### [Work to complete]
Search the entries for the word "this" and pull out each line that has it.

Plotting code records

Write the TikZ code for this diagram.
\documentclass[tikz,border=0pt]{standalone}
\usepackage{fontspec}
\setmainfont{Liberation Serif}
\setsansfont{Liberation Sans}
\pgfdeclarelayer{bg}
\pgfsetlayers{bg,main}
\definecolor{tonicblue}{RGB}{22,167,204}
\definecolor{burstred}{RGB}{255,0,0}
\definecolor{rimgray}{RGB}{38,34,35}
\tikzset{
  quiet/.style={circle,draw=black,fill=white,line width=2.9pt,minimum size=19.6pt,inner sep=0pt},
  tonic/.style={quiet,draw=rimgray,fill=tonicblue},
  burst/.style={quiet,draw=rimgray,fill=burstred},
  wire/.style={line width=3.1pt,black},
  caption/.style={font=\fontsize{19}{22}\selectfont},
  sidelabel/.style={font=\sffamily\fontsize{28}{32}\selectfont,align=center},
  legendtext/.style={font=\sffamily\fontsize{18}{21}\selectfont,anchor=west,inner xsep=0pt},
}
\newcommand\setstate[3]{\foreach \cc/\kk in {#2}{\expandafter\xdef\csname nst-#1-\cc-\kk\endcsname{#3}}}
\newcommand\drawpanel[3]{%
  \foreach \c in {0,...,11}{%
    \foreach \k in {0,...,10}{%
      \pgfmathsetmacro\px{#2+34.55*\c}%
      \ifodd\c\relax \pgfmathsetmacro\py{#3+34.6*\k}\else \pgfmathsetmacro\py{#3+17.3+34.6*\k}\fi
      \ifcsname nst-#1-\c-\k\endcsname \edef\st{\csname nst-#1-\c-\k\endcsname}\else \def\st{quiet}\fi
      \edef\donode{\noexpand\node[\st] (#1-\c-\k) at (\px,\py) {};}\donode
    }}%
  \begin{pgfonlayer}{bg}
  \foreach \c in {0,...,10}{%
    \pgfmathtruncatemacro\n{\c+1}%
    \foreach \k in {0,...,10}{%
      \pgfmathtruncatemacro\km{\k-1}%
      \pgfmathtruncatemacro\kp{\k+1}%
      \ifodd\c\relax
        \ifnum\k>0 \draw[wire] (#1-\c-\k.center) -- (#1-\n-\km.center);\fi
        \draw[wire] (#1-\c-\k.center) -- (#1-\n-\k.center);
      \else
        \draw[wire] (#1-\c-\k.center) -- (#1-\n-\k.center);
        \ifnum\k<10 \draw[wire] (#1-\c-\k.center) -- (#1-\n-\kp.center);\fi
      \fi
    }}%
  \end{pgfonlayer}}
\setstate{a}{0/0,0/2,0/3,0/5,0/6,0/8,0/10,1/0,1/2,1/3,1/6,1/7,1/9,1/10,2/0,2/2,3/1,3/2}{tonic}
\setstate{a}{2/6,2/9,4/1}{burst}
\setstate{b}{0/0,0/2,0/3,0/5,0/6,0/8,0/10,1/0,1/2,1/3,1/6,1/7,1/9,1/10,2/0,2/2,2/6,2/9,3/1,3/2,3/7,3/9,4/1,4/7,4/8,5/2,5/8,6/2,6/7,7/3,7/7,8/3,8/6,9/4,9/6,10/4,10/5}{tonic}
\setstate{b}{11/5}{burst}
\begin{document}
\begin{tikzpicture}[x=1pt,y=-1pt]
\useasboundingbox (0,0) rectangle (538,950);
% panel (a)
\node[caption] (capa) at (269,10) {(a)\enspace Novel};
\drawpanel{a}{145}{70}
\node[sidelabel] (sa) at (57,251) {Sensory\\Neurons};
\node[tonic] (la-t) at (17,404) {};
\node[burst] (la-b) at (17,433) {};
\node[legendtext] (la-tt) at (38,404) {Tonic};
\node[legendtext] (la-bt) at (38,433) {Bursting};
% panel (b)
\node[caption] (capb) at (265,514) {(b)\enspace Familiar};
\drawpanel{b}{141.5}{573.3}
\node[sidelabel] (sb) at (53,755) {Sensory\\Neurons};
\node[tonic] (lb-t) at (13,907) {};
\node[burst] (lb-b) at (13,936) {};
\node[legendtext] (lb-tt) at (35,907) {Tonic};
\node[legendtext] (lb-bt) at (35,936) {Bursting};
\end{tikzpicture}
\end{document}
* * *
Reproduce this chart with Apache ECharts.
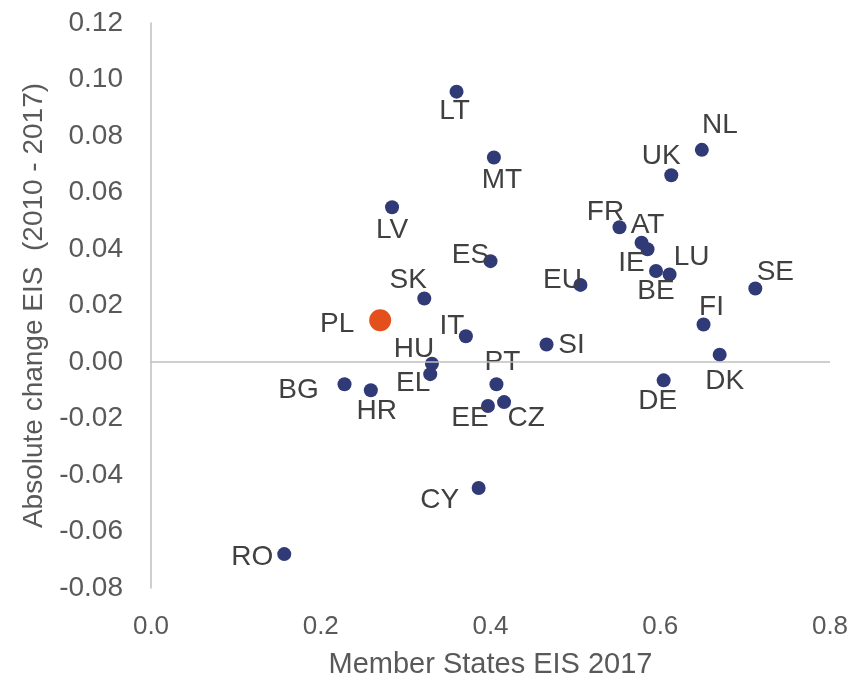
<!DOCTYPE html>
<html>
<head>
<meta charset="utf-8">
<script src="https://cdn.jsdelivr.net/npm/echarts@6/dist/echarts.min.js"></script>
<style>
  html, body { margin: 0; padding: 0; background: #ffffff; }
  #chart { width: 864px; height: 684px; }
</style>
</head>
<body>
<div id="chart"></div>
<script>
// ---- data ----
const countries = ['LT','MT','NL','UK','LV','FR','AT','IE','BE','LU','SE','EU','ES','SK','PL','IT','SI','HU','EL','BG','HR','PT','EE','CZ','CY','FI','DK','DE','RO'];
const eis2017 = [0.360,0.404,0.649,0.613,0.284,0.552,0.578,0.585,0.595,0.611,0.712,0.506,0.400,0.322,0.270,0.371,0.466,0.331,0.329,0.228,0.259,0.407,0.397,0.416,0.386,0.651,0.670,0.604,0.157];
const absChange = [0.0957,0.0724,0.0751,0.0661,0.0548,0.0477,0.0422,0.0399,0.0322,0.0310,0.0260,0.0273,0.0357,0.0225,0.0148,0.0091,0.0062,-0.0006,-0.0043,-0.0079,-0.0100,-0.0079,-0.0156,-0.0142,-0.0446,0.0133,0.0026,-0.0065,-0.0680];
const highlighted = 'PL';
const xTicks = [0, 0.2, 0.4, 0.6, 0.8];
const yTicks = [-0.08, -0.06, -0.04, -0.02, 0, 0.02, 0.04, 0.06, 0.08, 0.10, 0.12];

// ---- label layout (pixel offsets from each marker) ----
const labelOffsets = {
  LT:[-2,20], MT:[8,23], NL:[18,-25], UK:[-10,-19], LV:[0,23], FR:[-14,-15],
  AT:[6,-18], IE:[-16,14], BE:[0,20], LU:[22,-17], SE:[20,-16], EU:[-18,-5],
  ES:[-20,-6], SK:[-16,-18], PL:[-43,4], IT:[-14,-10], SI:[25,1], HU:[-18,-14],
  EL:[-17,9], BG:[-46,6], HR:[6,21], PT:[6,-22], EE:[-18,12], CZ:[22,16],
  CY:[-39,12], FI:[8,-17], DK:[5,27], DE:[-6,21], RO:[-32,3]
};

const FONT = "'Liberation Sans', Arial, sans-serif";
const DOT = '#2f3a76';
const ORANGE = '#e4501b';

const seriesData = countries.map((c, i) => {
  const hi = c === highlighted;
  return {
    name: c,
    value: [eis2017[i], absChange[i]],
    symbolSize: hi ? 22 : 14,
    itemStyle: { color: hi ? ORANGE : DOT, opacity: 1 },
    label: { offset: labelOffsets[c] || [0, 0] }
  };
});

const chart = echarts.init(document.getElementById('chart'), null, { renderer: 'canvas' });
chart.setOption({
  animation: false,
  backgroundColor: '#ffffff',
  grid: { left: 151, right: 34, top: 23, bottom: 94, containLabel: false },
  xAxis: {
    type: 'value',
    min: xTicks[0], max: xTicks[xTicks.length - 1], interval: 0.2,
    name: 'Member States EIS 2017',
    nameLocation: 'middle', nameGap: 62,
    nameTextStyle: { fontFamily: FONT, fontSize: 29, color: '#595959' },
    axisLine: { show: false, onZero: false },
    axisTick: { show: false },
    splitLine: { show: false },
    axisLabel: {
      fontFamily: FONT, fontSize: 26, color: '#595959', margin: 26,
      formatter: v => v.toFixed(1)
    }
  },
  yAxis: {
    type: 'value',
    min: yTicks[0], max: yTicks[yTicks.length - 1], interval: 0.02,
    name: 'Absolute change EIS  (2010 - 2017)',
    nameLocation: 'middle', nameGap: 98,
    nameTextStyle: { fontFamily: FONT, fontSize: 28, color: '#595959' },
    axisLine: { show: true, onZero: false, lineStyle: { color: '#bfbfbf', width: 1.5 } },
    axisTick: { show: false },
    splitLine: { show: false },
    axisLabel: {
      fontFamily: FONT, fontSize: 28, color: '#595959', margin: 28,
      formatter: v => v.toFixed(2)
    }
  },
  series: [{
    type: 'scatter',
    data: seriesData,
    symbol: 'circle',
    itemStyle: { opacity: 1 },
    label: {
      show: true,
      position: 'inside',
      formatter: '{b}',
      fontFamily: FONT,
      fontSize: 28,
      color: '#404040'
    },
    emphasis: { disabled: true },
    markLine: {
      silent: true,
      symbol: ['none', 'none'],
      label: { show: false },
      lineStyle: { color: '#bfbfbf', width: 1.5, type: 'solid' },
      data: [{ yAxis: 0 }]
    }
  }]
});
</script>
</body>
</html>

### [Exercise response]
Write the TikZ code for this diagram.
Reproduce this chart with Apache ECharts.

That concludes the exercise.